Smokey Rolls isn’t really a folk album, however, and there are stretches where Banhart seems to be on the run from his old sound. He seems to jump genres from gospel “Saved”, to somewhat Jackson 5 pop-soul,“Lover”, onto a mellow, saddening reggae, “The Other Woman” and a salsa jam that ends, gloriously, with a guitar solo, “Carmensita”. Then, of course, there’s the doo-wop of “Shabop Shalom”.
Smokey does have a handful of songs that capture Banhart's odd folk and changing emotion. For the most part, this happens when he keeps things simple. Opener "Cristobal" is a modest tune with a weaving melody, while "Tonada Yanomaminista" is energetic and sharp, practically caffeinated compared to the sluggishness around it. Even better is "Bad Girl", whose gentleness found to be hypnotic rather than sleepy. Over all, Banhart's tale of romance was achingly pretty—entirely enjoyable.
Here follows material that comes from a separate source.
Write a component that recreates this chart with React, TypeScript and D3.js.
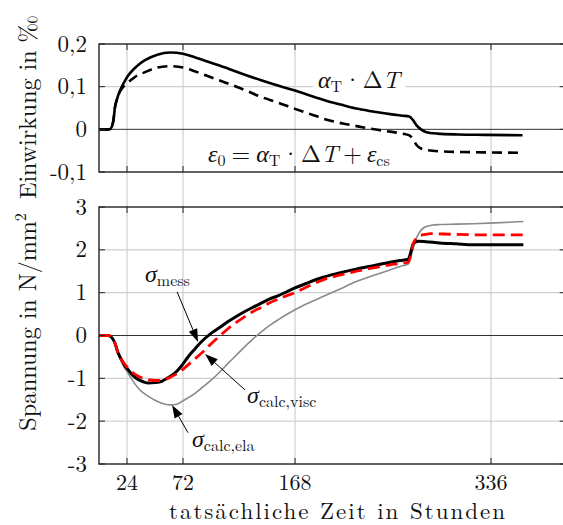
import React from "react";
import * as d3 from "d3";

// ---------- data ----------
const xTicks = [24, 72, 168, 336];
const topTicks = [0.2, 0.1, 0, -0.1];
const topTickLabels = ["0,2", "0,1", "0", "-0,1"];
const botTicks = [3, 2, 1, 0, -1, -2, -3];
const botTickLabels = ["3", "2", "1", "0", "-1", "-2", "-3"];

// Einwirkung: alpha_T * dT (solid)
const alphaH = [0, 9, 11, 12.5, 13.7, 15.1, 18, 20.9, 25, 32, 39.4, 50, 61, 72, 82, 96, 111, 125, 139, 154, 168, 182, 196, 210, 222, 236, 251, 260, 266, 269, 272, 276, 280, 290, 308, 330, 363];
const alphaV = [0, 0, 0.006, 0.024, 0.052, 0.068, 0.091, 0.107, 0.126, 0.147, 0.162, 0.175, 0.18, 0.177, 0.169, 0.156, 0.142, 0.128, 0.115, 0.102, 0.091, 0.078, 0.066, 0.056, 0.048, 0.041, 0.035, 0.032, 0.03, 0.022, 0.01, 0.0, -0.006, -0.01, -0.012, -0.013, -0.014];
// eps_0 (dashed)
const epsH = [0, 9, 11, 12.5, 13.7, 15.1, 18, 20, 22, 25, 32, 39.4, 50, 61, 72, 82, 96, 111, 125, 139, 154, 168, 182, 196, 210, 222, 236, 251, 260, 266, 269, 272, 276, 282, 295, 308, 330, 363];
const epsV = [0, 0, 0.006, 0.024, 0.052, 0.068, 0.089, 0.097, 0.103, 0.11, 0.125, 0.134, 0.145, 0.148, 0.145, 0.136, 0.122, 0.107, 0.092, 0.076, 0.062, 0.048, 0.035, 0.022, 0.013, 0.007, 0.0, -0.006, -0.01, -0.014, -0.022, -0.036, -0.045, -0.049, -0.052, -0.053, -0.054, -0.055];

// Spannung: sigma_mess (black)
const messH = [0, 8, 11, 13.7, 16, 19.4, 22, 25, 29, 33.7, 38, 42.3, 48, 53.7, 59, 65, 71, 76.6, 82, 88, 96.6, 104, 111, 118, 125, 132, 139.4, 146, 153.7, 160, 168, 178, 192, 206, 220.6, 235, 249.4, 258, 265, 267, 269, 271, 273.7, 280, 292, 306, 320.8, 340, 363.7];
const messV = [0, 0, -0.05, -0.18, -0.38, -0.57, -0.7, -0.8, -0.93, -1.03, -1.08, -1.11, -1.1, -1.07, -0.99, -0.88, -0.7, -0.49, -0.32, -0.14, 0.06, 0.2, 0.33, 0.45, 0.56, 0.66, 0.76, 0.85, 0.93, 1.01, 1.11, 1.22, 1.36, 1.46, 1.55, 1.63, 1.71, 1.75, 1.78, 1.92, 2.12, 2.18, 2.2, 2.19, 2.16, 2.14, 2.12, 2.12, 2.12];
// sigma_calc,visc (red dashed)
const viscH = [0, 8, 11, 13.7, 16, 19.4, 22, 25, 29, 33.7, 38, 42.3, 48, 53.7, 59, 65, 71, 76.6, 82, 88, 96.6, 104, 111, 118, 125, 132, 139.4, 146, 153.7, 160, 168, 178, 192, 206, 220.6, 235, 249.4, 258, 265, 267, 269, 272, 275, 280, 284, 295, 306.6, 330, 363.7];
const viscV = [0, 0, -0.05, -0.18, -0.38, -0.57, -0.67, -0.76, -0.87, -0.95, -1.0, -1.03, -1.05, -1.05, -1.0, -0.92, -0.81, -0.68, -0.55, -0.41, -0.18, 0.0, 0.17, 0.31, 0.44, 0.56, 0.66, 0.76, 0.85, 0.92, 1.0, 1.13, 1.3, 1.41, 1.5, 1.58, 1.65, 1.68, 1.71, 1.85, 2.12, 2.27, 2.33, 2.36, 2.38, 2.37, 2.36, 2.35, 2.35];
// sigma_calc,ela (grey)
const elaH = [0, 8, 11, 13.7, 16, 19.4, 22, 25, 29, 33.7, 38, 42.3, 48, 53.7, 61, 66, 70.9, 76, 82.3, 89, 96.6, 104, 111, 118, 125, 132, 139.4, 146, 153.7, 168, 178, 192, 206, 220.6, 235, 249.4, 258, 265, 267, 269, 271, 274, 278, 284, 292, 306, 320.8, 340, 363.7];
const elaV = [0, 0, -0.05, -0.18, -0.4, -0.62, -0.76, -0.88, -1.06, -1.23, -1.34, -1.42, -1.51, -1.58, -1.62, -1.61, -1.54, -1.46, -1.35, -1.2, -1.03, -0.84, -0.64, -0.45, -0.26, -0.08, 0.09, 0.23, 0.37, 0.6, 0.74, 0.91, 1.08, 1.26, 1.4, 1.53, 1.61, 1.67, 1.8, 2.0, 2.2, 2.38, 2.51, 2.57, 2.59, 2.6, 2.61, 2.63, 2.66];

const FONT = "Latin Modern Roman";
const GREEK = "Liberation Serif";

const x = d3.scaleLinear().domain([0, 400]).range([99, 565.7]);
const yTop = d3.scaleLinear().domain([-0.1, 0.2]).range([172, 44]);
const yBot = d3.scaleLinear().domain([-3, 3]).range([464, 207]);

function pts(h: number[], v: number[]): [number, number][] {
  return h.map((hh, i) => [hh, v[i]]);
}

const lineTop = d3.line<[number, number]>().x((d) => x(d[0])).y((d) => yTop(d[1])).curve(d3.curveMonotoneX);
const lineBot = d3.line<[number, number]>().x((d) => x(d[0])).y((d) => yBot(d[1])).curve(d3.curveMonotoneX);

function Arrow({ x1, y1, x2, y2 }: { x1: number; y1: number; x2: number; y2: number }) {
  const ang = Math.atan2(y2 - y1, x2 - x1);
  const L = 13, W = 4.5;
  const bx = x2 - L * Math.cos(ang), by = y2 - L * Math.sin(ang);
  const px = -Math.sin(ang) * W, py = Math.cos(ang) * W;
  return (
    <g>
      <line x1={x1} y1={y1} x2={bx} y2={by} stroke="#000" strokeWidth={1} />
      <path d={`M${x2},${y2}L${bx + px},${by + py}L${bx - px},${by - py}Z`} fill="#000" />
    </g>
  );
}

const gk: React.CSSProperties = { fontFamily: GREEK, fontStyle: "italic" };
const it: React.CSSProperties = { fontFamily: FONT, fontStyle: "italic" };

export default function App() {
  const L = 99, R = 565.7;
  const subFs = 16;
  const ts: React.CSSProperties = { fontFamily: FONT };
  return (
    <svg width={563} height={525} style={{ position: "absolute", left: 0, top: 0, background: "#fff" }}>
      <rect x={0} y={0} width={563} height={525} fill="#fff" />
      {/* vertical grid through both panels */}
      {xTicks.map((t) => (
        <line key={"vg" + t} x1={x(t)} x2={x(t)} y1={44} y2={464} stroke="#cfcfcf" strokeWidth={1.2} />
      ))}
      {/* top panel horizontal grid */}
      <line x1={L} x2={R} y1={yTop(0.1)} y2={yTop(0.1)} stroke="#cfcfcf" strokeWidth={1.2} />
      <line x1={L} x2={R} y1={yTop(0)} y2={yTop(0)} stroke="#333" strokeWidth={1} />
      {/* bottom panel horizontal grid */}
      {[2, 1, -1, -2].map((t) => (
        <line key={"hg" + t} x1={L} x2={R} y1={yBot(t)} y2={yBot(t)} stroke="#cfcfcf" strokeWidth={1.2} />
      ))}
      <line x1={L} x2={R} y1={yBot(0)} y2={yBot(0)} stroke="#333" strokeWidth={1} />

      {/* top label with white background */}
      <rect x={x(183.5)} y={yTop(0.14)} width={92} height={26} fill="#fff" />

      {/* curves top */}
      <path d={lineTop(pts(epsH, epsV)) || ""} fill="none" stroke="#000" strokeWidth={2.6} strokeDasharray="10,6" />
      <path d={lineTop(pts(alphaH, alphaV)) || ""} fill="none" stroke="#000" strokeWidth={2.6} />

      {/* curves bottom */}
      <path d={lineBot(pts(elaH, elaV)) || ""} fill="none" stroke="#8a8a8a" strokeWidth={1.6} />
      <path d={lineBot(pts(messH, messV)) || ""} fill="none" stroke="#000" strokeWidth={3} />
      <path d={lineBot(pts(viscH, viscV)) || ""} fill="none" stroke="#ff0000" strokeWidth={2.8} strokeDasharray="12,6" />

      {/* frames */}
      <rect x={L} y={44} width={R - L} height={128} fill="none" stroke="#222" strokeWidth={1.4} />
      <rect x={L} y={207} width={R - L} height={257} fill="none" stroke="#222" strokeWidth={1.4} />

      {/* ticks */}
      {topTicks.map((t) => (
        <g key={"tt" + t}>
          <line x1={L} x2={L + 6} y1={yTop(t)} y2={yTop(t)} stroke="#222" strokeWidth={1} />
          <line x1={R - 6} x2={R} y1={yTop(t)} y2={yTop(t)} stroke="#222" strokeWidth={1} />
        </g>
      ))}
      {botTicks.map((t) => (
        <g key={"bt" + t}>
          <line x1={L} x2={L + 6} y1={yBot(t)} y2={yBot(t)} stroke="#222" strokeWidth={1} />
          <line x1={R - 6} x2={R} y1={yBot(t)} y2={yBot(t)} stroke="#222" strokeWidth={1} />
        </g>
      ))}
      {xTicks.map((t) => (
        <g key={"xt" + t}>
          <line x1={x(t)} x2={x(t)} y1={44} y2={50} stroke="#222" strokeWidth={1} />
          <line x1={x(t)} x2={x(t)} y1={166} y2={172} stroke="#222" strokeWidth={1} />
          <line x1={x(t)} x2={x(t)} y1={207} y2={213} stroke="#222" strokeWidth={1} />
          <line x1={x(t)} x2={x(t)} y1={458} y2={464} stroke="#222" strokeWidth={1} />
        </g>
      ))}

      {/* tick labels */}
      {topTicks.map((t, i) => (
        <text key={"tl" + t} style={ts} x={87} y={yTop(t) + 7.5} textAnchor="end" fontSize={23} fill="#111">
          {topTickLabels[i]}
        </text>
      ))}
      {botTicks.map((t, i) => (
        <text key={"bl" + t} style={ts} x={87} y={yBot(t) + 7.5} textAnchor="end" fontSize={23} fill="#111">
          {botTickLabels[i]}
        </text>
      ))}
      {xTicks.map((t) => (
        <text key={"xl" + t} style={ts} x={x(t)} y={490} textAnchor="middle" fontSize={22} fill="#111">
          {t}
        </text>
      ))}

      {/* axis titles */}
      <text style={ts} x={337} y={519} textAnchor="middle" fontSize={23} fill="#111" textLength={336} lengthAdjust="spacing">
        tatsächliche Zeit in Stunden
      </text>
      <text style={ts} transform="translate(36,107) rotate(-90)" textAnchor="middle" fontSize={24} fill="#111">
        Einwirkung in ‰
      </text>
      <text style={ts} transform="translate(36,322) rotate(-90)" textAnchor="middle" fontSize={24} fill="#111">
        <tspan>Spannung in N/mm</tspan>
        <tspan fontSize={16} dy={-10}>2</tspan>
      </text>

      {/* top annotations */}
      <text style={ts} x={x(187.7)} y={yTop(0.098)} fontSize={24} fill="#111">
        <tspan style={gk}>α</tspan>
        <tspan fontSize={subFs} dy={4}>T</tspan>
        <tspan dy={-4} dx={1}>·</tspan>
        <tspan dx={1}>Δ</tspan>
        <tspan style={it}>T</tspan>
      </text>
      <text style={ts} x={x(93.4)} y={yTop(-0.0766)} fontSize={24} fill="#111">
        <tspan style={gk}>ε</tspan>
        <tspan fontSize={subFs} dy={4}>0</tspan>
        <tspan dy={-4} dx={6}>=</tspan>
        <tspan style={gk} dx={6}>α</tspan>
        <tspan fontSize={subFs} dy={4}>T</tspan>
        <tspan dy={-4} dx={1}>·</tspan>
        <tspan dx={1}>Δ</tspan>
        <tspan style={it}>T</tspan>
        <tspan dx={5}>+</tspan>
        <tspan style={gk} dx={5}>ε</tspan>
        <tspan fontSize={subFs} dy={4}>cs</tspan>
      </text>

      {/* bottom annotations */}
      <text style={ts} x={x(39.4)} y={yBot(1.255)} fontSize={24} fill="#111">
        <tspan style={gk}>σ</tspan>
        <tspan fontSize={subFs} dy={4}>mess</tspan>
      </text>
      <text style={ts} x={x(126.9)} y={yBot(-1.57)} fontSize={24} fill="#111">
        <tspan style={gk}>σ</tspan>
        <tspan fontSize={subFs} dy={4}>calc,visc</tspan>
      </text>
      <text style={ts} x={x(79.7)} y={yBot(-2.6)} fontSize={24} fill="#111">
        <tspan style={gk}>σ</tspan>
        <tspan fontSize={subFs} dy={4}>calc,ela</tspan>
      </text>
      <Arrow x1={x(66.9)} y1={yBot(1.02)} x2={x(84.9)} y2={yBot(-0.15)} />
      <Arrow x1={x(125.1)} y1={yBot(-1.27)} x2={x(90.9)} y2={yBot(-0.43)} />
      <Arrow x1={x(76.3)} y1={yBot(-2.27)} x2={x(62.6)} y2={yBot(-1.62)} />
    </svg>
  );
}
Similar simplicity appears at the album's end. Best is the final cut, "My Dearest Friend." As Banhart moans how he will "die from loneliness," the track does the opposite, gaining strength from its lack of heavy effects. It's a strong way to close Smokey Rolls Down Thunder Canyon, but an even stronger reminder of how much better Banhart can be.
Banhart’s sound is definitely not something usual, but unusualness never meant bad. I had this album on repeat for weeks after I first got it, and I still haven’t worn it out like I had expected. Devendra opens a new pathway for those who want to discover a different, interesting, and particularly strange new time of music.